Egypt.. and the resumption of gas exports
Egypt is trying to regain its position in the gas exporting countries club by increasing its production, which has declined to 4.8 billion cubic feet per day, which has caused it to be unable to meet its consumption needs, especially in the electricity and agriculture sectors, and has been forced to resort to imports. Cairo has already announced the award of a tender to purchase 17 shipments of liquefied natural gas at a premium ranging between $1.6 and $1.9 over the standard price of the Dutch gas trading platform. This is within the framework of Egypt’s need to import quantities estimated by Prime Minister Mostafa Madbouly at about $1.18 billion, to alleviate power outages, which have increased due to successive heat waves. Egypt has been an exporting country for the past five years, so that its gas exports in 2022 amounted to about $8.4 billion, an increase of 140 percent compared to 2021, at a rate of $600 million per month.

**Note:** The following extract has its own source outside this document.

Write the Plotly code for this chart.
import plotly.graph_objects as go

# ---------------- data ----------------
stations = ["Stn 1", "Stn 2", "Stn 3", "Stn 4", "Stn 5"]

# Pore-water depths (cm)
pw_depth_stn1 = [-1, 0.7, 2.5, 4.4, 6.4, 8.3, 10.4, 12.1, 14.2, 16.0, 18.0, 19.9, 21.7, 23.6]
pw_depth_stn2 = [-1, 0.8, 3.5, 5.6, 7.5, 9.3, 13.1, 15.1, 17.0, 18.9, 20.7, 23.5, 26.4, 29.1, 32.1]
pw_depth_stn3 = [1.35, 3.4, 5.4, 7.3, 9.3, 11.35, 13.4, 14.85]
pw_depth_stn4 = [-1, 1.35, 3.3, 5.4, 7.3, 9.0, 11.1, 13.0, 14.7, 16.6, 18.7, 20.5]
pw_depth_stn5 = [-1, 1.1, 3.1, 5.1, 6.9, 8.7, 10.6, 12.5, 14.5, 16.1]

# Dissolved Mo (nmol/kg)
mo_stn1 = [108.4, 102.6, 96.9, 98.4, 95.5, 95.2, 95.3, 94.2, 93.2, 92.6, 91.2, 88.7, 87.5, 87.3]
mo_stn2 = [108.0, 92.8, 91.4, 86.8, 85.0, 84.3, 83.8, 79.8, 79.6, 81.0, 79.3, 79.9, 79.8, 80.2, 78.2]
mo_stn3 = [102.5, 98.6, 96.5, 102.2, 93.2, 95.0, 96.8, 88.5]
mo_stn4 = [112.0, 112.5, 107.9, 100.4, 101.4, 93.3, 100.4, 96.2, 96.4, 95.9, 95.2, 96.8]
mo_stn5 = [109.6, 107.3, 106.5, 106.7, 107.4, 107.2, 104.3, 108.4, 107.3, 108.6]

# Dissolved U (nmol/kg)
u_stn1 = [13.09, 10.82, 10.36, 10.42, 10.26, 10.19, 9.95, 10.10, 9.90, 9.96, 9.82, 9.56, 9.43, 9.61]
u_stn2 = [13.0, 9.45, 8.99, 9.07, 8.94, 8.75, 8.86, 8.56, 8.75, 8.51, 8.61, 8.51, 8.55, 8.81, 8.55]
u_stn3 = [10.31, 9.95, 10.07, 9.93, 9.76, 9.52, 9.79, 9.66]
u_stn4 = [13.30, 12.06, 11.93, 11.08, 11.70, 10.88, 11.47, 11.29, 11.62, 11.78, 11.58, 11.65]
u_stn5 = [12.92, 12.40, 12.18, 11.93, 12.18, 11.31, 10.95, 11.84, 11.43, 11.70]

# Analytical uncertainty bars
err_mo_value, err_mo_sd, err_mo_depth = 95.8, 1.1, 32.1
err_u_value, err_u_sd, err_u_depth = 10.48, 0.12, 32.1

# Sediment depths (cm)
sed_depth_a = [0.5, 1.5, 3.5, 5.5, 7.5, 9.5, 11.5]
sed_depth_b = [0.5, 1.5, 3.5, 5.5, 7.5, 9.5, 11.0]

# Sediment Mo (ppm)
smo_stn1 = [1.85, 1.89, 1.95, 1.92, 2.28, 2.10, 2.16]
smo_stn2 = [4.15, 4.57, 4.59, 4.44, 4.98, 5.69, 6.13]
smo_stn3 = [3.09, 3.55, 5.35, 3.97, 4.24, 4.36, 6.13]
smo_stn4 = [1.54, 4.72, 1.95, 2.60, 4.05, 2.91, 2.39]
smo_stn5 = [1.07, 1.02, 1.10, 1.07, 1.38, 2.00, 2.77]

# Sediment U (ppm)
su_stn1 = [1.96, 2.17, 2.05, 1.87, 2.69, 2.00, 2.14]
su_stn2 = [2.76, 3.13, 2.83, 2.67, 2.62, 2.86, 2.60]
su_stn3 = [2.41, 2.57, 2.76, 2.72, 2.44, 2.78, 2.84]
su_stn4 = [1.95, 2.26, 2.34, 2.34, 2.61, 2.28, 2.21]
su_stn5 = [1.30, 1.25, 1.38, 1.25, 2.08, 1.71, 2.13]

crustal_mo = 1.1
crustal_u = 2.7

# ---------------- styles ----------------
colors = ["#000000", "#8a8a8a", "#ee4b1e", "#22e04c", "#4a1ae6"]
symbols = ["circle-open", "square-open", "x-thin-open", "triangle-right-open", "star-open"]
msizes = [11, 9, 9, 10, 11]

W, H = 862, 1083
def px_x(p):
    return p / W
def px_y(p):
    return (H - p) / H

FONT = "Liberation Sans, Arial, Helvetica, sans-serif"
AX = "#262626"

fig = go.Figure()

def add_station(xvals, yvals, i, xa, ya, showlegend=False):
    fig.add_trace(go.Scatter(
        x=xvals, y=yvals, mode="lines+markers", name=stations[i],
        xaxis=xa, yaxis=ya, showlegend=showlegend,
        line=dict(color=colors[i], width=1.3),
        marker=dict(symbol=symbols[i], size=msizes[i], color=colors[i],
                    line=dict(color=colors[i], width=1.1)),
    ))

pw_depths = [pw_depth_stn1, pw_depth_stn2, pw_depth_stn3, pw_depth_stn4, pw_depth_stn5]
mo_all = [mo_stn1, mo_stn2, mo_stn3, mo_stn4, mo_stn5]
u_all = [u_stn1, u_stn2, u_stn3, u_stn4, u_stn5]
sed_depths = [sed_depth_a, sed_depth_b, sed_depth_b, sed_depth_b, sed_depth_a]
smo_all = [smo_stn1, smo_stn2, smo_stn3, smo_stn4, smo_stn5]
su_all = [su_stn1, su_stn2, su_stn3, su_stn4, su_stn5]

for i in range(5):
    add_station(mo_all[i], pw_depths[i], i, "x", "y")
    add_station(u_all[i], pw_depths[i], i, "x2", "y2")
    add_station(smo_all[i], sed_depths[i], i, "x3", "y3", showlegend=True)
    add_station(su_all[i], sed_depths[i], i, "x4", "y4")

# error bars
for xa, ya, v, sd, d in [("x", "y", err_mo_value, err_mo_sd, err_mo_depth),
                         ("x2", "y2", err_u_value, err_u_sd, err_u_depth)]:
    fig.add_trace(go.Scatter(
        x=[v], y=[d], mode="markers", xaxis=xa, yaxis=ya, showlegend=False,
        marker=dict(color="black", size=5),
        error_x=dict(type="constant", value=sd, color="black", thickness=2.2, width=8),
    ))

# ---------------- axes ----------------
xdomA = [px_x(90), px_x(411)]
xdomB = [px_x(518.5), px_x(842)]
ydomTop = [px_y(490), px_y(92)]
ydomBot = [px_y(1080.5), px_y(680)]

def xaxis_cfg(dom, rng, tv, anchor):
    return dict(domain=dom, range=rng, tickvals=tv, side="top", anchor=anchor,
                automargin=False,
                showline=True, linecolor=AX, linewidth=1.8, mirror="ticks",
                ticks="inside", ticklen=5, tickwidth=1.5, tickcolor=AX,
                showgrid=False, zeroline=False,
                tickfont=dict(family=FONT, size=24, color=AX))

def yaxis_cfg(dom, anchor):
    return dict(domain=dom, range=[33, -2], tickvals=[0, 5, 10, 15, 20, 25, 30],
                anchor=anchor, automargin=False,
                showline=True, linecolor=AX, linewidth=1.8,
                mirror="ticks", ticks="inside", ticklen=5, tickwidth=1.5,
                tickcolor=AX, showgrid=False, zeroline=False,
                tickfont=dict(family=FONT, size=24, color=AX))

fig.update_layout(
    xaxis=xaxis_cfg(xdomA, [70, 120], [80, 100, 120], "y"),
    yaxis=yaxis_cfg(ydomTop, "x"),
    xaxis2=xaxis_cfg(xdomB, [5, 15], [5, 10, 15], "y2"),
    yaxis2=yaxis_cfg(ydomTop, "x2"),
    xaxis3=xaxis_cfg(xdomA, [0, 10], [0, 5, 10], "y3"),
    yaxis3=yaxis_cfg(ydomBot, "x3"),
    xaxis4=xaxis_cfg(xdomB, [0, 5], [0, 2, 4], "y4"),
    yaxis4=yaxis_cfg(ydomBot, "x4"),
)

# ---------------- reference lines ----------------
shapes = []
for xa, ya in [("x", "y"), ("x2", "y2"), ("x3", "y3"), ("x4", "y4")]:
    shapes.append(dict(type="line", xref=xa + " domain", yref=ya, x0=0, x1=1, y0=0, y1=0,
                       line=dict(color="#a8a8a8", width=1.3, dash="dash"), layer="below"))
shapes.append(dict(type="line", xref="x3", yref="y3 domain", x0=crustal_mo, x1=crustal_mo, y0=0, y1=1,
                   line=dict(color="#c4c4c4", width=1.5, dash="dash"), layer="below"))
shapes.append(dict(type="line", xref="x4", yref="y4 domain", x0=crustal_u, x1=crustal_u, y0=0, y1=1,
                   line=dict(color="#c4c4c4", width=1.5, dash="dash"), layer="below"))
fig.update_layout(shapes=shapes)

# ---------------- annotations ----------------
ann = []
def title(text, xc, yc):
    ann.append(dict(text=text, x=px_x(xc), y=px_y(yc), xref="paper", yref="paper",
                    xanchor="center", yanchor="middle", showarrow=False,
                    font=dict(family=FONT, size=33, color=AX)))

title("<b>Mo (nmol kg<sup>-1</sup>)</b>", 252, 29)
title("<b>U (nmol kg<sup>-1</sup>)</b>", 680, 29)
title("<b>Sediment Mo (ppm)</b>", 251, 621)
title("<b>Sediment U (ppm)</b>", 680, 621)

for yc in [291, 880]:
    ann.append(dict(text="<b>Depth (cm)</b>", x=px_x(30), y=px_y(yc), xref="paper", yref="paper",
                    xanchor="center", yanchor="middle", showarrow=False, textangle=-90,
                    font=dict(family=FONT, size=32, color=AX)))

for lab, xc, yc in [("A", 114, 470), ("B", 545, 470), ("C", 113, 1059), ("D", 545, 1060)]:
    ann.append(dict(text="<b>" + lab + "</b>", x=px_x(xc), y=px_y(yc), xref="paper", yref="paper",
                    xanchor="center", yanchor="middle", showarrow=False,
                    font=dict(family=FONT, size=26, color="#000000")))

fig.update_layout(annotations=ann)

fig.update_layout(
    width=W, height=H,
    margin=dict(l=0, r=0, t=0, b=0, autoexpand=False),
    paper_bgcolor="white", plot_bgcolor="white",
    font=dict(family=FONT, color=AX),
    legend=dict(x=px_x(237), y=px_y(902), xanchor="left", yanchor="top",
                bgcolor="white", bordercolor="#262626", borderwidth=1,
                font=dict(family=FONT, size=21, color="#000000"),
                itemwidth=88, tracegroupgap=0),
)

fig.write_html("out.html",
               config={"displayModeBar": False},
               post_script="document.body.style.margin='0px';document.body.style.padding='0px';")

Not content with that, Egypt was targeting exports of about $1 billion per month in 2023, but the decline in prices in global markets prevented it from achieving its goal. Against the backdrop of declining local production, it was even forced to increase its imports of Israeli gas by 21.5 percent, year-on-year, to 903 million cubic feet per day during the summer of last year. Since the “dollar gap” and the accumulation of debts were among the most important reasons for the decline in production, Egypt paid last March – as part of an attempt to regain its position among exporting countries – about $1.5 billion in overdue dues to companies. It then paid a similar amount at the end of last June. It confirmed “working to complete the payment of as much as possible before the end of this year.”

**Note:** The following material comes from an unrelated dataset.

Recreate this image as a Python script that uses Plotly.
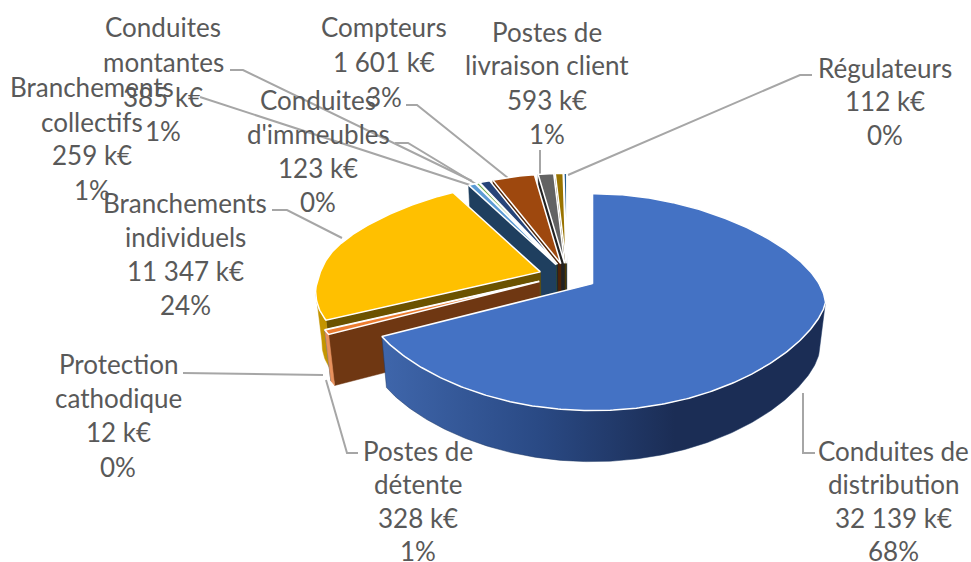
import math
import plotly.graph_objects as go

# ---- data, clockwise from 12 o'clock ----
categories = ["Conduites de distribution", "Postes de détente", "Protection cathodique",
              "Branchements individuels", "Branchements collectifs", "Conduites d'immeubles",
              "Conduites montantes", "Compteurs", "Postes de livraison client", "Non étiqueté", "Régulateurs"]
values = [32139, 328, 12, 11347, 259, 123, 385, 1601, 593, 300, 112]
top_colors = ["#4472c4", "#ed7d31", "#a5a5a5", "#ffc000", "#5b9bd5", "#70ad47",
              "#264478", "#9e480e", "#636363", "#997300", "#255e91"]
side_colors = ["#1f3864", "#6f3712", "#555555", "#6b5200", "#1f3f5f", "#375623",
               "#131f3a", "#4f2407", "#222222", "#4c3900", "#123050"]
rim_colors = ["#1f3864", "#e8915c", "#888888", "#c49500", "#1f3f5f", "#375623",
              "#131f3a", "#4f2407", "#222222", "#4c3900", "#123050"]

# label text: (centre x, list of (y, text))
labels = [
    (163, [(27, "Conduites"), (62, "montantes"), (97, "385 k€"), (131, "1%")]),
    (384, [(27, "Compteurs"), (62, "1 601 k€"), (97, "3%")]),
    (547, [(32, "Postes de"), (65, "livraison client"), (100, "593 k€"), (134, "1%")]),
    (885, [(68, "Régulateurs"), (101, "112 k€"), (135, "0%")]),
    (92,  [(87, "Branchements"), (122, "collectifs"), (155, "259 k€"), (190, "1%")]),
    (318, [(100, "Conduites"), (134, "d'immeubles"), (168, "123 k€"), (202, "0%")]),
    (185, [(203, "Branchements"), (237, "individuels"), (271, "11 347 k€"), (305, "24%")]),
    (118, [(364, "Protection"), (398, "cathodique"), (432, "12 k€"), (467, "0%")]),
    (418, [(451, "Postes de"), (484, "détente"), (518, "328 k€"), (551, "1%")]),
    (893, [(451, "Conduites de"), (484, "distribution"), (518, "32 139 k€"), (551, "68%")]),
]
leaders = [
    ([812, 800, 568], [75, 75, 175]),
    ([540, 540], [150, 175]),
    ([406, 417, 508], [105, 105, 178]),
    ([230, 243, 472], [70, 70, 181]),
    ([395, 408, 476], [143, 143, 184]),
    ([200, 470], [97, 185]),
    ([272, 287, 342], [210, 210, 238]),
    ([183, 323], [373, 375]),
    ([358, 347, 326], [453, 453, 380]),
    ([815, 803, 803], [453, 453, 393]),
]

# ---- projection of the tilted pie ----
CX, CY = 567, 275
RX, R_FAR, R_NEAR = 233, 90, 127
DEPTH = 51
EXPLODE = 0.13
FAR_NARROW = 0.15
BOTTOM_SCALE = 0.975
BULGE = 18
NEAR_POWER = 1.39
FAR_POWER = 0.8
LEFT_TRIM = 0.035


def project(theta):
    s, c = math.sin(theta), math.cos(theta)
    x = RX * s * (1 - FAR_NARROW * max(c, 0))
    if s < 0:
        x *= 1 - LEFT_TRIM * s ** 24
    y = -R_FAR * c ** FAR_POWER if c > 0 else R_NEAR * abs(c) ** NEAR_POWER
    return x, y + BULGE * s * s


def low(x):
    return CX + (x - CX) * BOTTOM_SCALE


def arc(a, b, ax, ay):
    n = max(2, int(abs(b - a) * 80))
    pts = [project(a + (b - a) * i / n) for i in range(n + 1)]
    return [ax + p[0] for p in pts], [ay + p[1] for p in pts]


total = sum(values)
fig = go.Figure()
for xs, ys in leaders:
    fig.add_trace(go.Scatter(x=xs, y=ys, mode="lines", line=dict(color="#a6a6a6", width=2), hoverinfo="skip"))

# slice angles
angles = []
acc = 0
for v in values:
    a = acc / total * 2 * math.pi
    acc += v
    angles.append((a, acc / total * 2 * math.pi))


def poly(xs, ys, fill, line=None, width=0, **kw):
    fig.add_trace(go.Scatter(x=xs + xs[:1], y=ys + ys[:1], mode="lines", fill="toself", fillcolor=fill,
                             line=dict(color=line or fill, width=width), hoverinfo="skip", **kw))


# paint back to front: rear small slices from the last one, then blue on top
order = list(range(len(values) - 1, 0, -1)) + [0]
for i in order:
    a, b = angles[i]
    mid = (a + b) / 2
    ox, oy = project(mid)
    ax, ay = CX + EXPLODE * ox, CY + EXPLODE * oy
    # radial wall on the starting edge
    if i != 0:
        rx, ry = project(a)
        poly([ax, ax + rx, low(ax + rx), low(ax)], [ay, ay + ry, ay + ry + DEPTH, ay + DEPTH],
             side_colors[i], side_colors[i], 0.5)
    # outer wall on the near half
    lo, hi = max(a, math.pi / 2), min(b, 3 * math.pi / 2)
    if hi > lo:
        x1, y1 = arc(lo, hi, ax, ay)
        x2, y2 = arc(hi, lo, ax, ay)
        x2 = [low(v) for v in x2]
        y2 = [v + DEPTH for v in y2]
        if i == 0:
            poly(x1 + x2, y1 + y2, "#1f3864", "#1f3864", 0.5,
                 fillgradient=dict(type="horizontal",
                                   colorscale=[[0, "#3f66ab"], [0.35, "#2a4a85"], [0.66, "#1b2d55"], [1, "#1b2d55"]]))
        else:
            poly(x1 + x2, y1 + y2, rim_colors[i], rim_colors[i], 0.5)
    # top face
    x, y = arc(a, b, ax, ay)
    poly([ax] + x, [ay] + y, top_colors[i], "#ffffff", 1.5)

annotations = []
for cx, lines in labels:
    for y, t in lines:
        annotations.append(dict(x=cx, y=y, text=t, showarrow=False, xanchor="center", yanchor="middle",
                                font=dict(family="Lato", size=26, color="#595959")))

fig.update_layout(
    width=971, height=562, margin=dict(l=0, r=0, t=0, b=0), showlegend=False,
    paper_bgcolor="#ffffff", plot_bgcolor="#ffffff", annotations=annotations,
    xaxis=dict(range=[0, 971], visible=False, fixedrange=True),
    yaxis=dict(range=[562, 0], visible=False, fixedrange=True),
)
fig.write_html("out.html", config={"displayModeBar": False},
               post_script="document.body.style.margin='0';document.documentElement.style.overflow='hidden';")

At the same time, the government is focusing on increasing its investments in the sector, by drilling 45 wells at a cost of $1.9 billion, of which 10 wells have been drilled, and foreign companies will continue to drill 35 wells. In addition, the Italian company Eni, with its partners, decided to expand its investments in Egypt by adding $7.7 billion, and the British company British Petroleum is drilling 4 new exploratory wells, and the Egyptian government has informed it of its intention to invest $3.5 billion, especially after the influx of investments from international companies as a result of their confidence in the investment climate in the Egyptian economy in general, and the oil and gas sector in particular. It is worth noting that after the signing of the strategic partnership agreement between Egypt and the European Commission, investment deals will be signed for European companies, with a value exceeding 40 billion euros ($42.85 billion). This is in addition to the fact that the Egyptian Sovereign Fund has signed four agreements with an investment cost of up to $33 billion.
Thus, Egypt is investing the surplus “dollar liquidity” that it has accumulated as a result of the influx of Gulf investments, the most important of which is the UAE’s “Ras Al-Hikma” project deal, worth $35 billion.
The International Monetary Fund expected foreign exchange inflows to reach about $107 billion during the fiscal year that ended in June. Egypt was able to pay about $25 billion of its domestic and foreign public debt during the first half of the current year, out of $36.35 billion due for payment during the current year.
According to the Central Bank, the latest estimates include interest payments of $7.51 billion and debt installments of $28.84 billion. However, with the decline in the value of the public debt, the value of interest and installments due next year is expected to fall to $20.38 billion.